Data for the task =>
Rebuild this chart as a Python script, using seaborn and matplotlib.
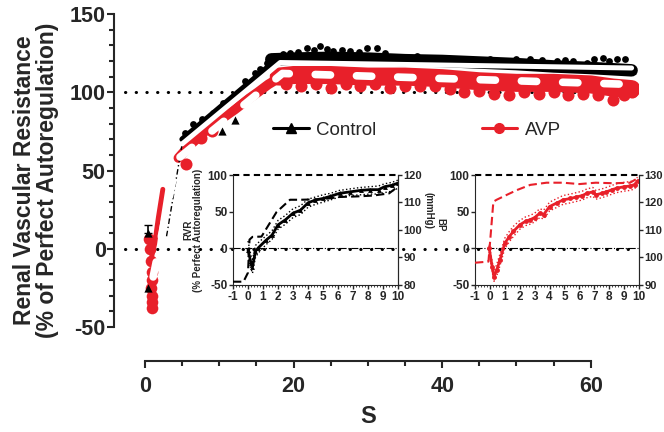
--
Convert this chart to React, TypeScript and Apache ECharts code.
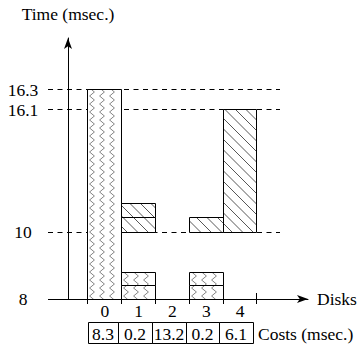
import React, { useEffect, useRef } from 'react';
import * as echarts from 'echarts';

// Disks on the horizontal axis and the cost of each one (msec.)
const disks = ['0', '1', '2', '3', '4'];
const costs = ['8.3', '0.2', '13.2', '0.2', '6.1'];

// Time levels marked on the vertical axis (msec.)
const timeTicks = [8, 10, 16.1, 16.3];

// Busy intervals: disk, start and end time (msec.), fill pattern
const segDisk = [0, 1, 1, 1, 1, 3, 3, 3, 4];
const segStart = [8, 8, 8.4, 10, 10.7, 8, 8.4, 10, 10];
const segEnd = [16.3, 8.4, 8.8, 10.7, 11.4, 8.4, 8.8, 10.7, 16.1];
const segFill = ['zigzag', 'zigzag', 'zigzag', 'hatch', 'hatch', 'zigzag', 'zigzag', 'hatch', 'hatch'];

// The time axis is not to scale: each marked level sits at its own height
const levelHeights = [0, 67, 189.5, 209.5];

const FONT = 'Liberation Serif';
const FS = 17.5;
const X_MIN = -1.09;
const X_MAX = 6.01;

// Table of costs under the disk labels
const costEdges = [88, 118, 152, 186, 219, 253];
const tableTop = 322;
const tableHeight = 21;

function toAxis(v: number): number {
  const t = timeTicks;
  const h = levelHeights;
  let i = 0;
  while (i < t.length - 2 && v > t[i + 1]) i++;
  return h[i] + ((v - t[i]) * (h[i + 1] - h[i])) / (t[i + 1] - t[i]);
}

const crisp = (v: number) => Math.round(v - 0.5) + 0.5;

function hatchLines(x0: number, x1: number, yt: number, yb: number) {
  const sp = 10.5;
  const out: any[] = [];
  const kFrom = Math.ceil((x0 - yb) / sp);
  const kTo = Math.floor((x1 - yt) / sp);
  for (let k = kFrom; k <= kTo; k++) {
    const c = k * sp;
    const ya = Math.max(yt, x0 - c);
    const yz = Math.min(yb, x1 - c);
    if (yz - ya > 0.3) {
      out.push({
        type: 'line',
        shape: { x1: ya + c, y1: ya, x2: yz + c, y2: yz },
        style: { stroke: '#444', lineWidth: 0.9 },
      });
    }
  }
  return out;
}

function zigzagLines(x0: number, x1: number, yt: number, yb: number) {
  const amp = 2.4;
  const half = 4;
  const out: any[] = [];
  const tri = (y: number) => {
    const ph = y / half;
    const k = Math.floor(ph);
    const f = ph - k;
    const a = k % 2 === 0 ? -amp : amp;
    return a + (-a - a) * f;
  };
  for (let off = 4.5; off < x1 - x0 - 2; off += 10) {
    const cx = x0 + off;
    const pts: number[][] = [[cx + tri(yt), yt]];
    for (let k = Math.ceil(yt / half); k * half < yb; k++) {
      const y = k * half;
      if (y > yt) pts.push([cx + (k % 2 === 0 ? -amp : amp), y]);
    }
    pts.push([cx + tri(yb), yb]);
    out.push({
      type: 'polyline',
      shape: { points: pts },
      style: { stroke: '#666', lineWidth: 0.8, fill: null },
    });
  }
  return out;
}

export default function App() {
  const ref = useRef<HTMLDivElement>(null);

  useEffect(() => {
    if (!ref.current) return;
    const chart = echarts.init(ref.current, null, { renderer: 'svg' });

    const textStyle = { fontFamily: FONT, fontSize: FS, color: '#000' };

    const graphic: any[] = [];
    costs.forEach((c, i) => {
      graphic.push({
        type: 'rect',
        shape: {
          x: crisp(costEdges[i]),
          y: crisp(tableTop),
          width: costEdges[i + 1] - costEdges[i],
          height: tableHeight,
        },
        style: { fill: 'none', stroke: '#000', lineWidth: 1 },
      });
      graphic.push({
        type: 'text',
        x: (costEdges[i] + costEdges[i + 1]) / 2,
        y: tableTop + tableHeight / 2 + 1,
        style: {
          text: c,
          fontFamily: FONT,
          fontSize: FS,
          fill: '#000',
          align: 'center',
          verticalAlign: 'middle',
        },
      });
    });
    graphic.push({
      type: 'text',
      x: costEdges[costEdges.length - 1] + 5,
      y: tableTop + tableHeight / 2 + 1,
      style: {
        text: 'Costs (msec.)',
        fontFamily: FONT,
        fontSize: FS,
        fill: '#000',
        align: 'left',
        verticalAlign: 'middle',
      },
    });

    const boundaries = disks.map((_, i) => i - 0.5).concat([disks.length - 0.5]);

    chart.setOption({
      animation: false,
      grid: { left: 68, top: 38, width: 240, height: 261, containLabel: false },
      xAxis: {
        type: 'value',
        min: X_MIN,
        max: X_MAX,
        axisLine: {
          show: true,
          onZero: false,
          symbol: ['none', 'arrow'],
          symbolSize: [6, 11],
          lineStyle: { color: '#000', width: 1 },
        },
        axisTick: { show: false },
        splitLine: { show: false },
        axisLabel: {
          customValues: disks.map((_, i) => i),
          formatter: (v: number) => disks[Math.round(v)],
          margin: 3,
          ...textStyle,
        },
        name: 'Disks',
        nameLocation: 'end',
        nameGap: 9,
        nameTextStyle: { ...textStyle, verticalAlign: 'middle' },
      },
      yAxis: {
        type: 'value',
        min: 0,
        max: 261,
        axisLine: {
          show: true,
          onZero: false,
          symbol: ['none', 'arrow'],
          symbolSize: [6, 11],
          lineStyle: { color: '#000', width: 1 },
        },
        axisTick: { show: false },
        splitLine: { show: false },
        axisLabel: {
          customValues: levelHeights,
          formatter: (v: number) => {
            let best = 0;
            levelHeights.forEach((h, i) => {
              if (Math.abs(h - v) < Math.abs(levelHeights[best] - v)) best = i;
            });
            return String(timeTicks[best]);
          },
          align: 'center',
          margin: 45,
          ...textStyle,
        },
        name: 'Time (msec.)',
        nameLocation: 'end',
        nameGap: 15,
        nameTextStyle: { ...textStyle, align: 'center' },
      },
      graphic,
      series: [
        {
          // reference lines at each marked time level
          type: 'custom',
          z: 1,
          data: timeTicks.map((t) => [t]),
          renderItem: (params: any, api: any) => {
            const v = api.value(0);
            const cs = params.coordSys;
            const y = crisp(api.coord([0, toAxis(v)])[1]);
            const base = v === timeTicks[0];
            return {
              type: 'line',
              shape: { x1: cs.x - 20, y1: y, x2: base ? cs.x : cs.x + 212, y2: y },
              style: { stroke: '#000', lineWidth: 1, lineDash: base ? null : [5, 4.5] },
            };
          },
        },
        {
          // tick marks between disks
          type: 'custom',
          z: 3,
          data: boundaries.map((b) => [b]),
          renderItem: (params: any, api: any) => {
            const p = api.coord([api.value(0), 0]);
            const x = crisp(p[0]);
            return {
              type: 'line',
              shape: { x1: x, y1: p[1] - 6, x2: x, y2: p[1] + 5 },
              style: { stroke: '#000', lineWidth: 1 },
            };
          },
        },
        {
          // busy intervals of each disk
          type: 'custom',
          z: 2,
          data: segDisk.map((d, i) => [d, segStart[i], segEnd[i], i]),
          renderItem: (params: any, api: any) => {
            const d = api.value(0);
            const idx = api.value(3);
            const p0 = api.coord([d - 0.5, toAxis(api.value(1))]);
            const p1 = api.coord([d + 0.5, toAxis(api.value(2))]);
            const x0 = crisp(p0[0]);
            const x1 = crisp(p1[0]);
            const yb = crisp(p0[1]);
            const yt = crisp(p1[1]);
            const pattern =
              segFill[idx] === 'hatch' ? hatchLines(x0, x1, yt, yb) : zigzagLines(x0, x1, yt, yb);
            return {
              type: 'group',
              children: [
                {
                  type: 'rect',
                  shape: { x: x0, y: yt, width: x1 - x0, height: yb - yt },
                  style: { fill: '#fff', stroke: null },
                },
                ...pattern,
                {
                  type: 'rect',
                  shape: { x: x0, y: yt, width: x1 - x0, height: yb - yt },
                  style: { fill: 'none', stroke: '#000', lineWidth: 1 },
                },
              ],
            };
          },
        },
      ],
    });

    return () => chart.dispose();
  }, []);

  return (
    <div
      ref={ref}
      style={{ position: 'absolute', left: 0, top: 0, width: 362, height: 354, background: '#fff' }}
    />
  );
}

Challenge => Every line from the one containing "Convert this chart" through the one containing "const tableHeight = 21;" should be quoted exactly, and no other lines; keep pictures out of the copy.

Full output =>
Convert this chart to React, TypeScript and Apache ECharts code.
import React, { useEffect, useRef } from 'react';
import * as echarts from 'echarts';

// Disks on the horizontal axis and the cost of each one (msec.)
const disks = ['0', '1', '2', '3', '4'];
const costs = ['8.3', '0.2', '13.2', '0.2', '6.1'];

// Time levels marked on the vertical axis (msec.)
const timeTicks = [8, 10, 16.1, 16.3];

// Busy intervals: disk, start and end time (msec.), fill pattern
const segDisk = [0, 1, 1, 1, 1, 3, 3, 3, 4];
const segStart = [8, 8, 8.4, 10, 10.7, 8, 8.4, 10, 10];
const segEnd = [16.3, 8.4, 8.8, 10.7, 11.4, 8.4, 8.8, 10.7, 16.1];
const segFill = ['zigzag', 'zigzag', 'zigzag', 'hatch', 'hatch', 'zigzag', 'zigzag', 'hatch', 'hatch'];

// The time axis is not to scale: each marked level sits at its own height
const levelHeights = [0, 67, 189.5, 209.5];

const FONT = 'Liberation Serif';
const FS = 17.5;
const X_MIN = -1.09;
const X_MAX = 6.01;

// Table of costs under the disk labels
const costEdges = [88, 118, 152, 186, 219, 253];
const tableTop = 322;
const tableHeight = 21;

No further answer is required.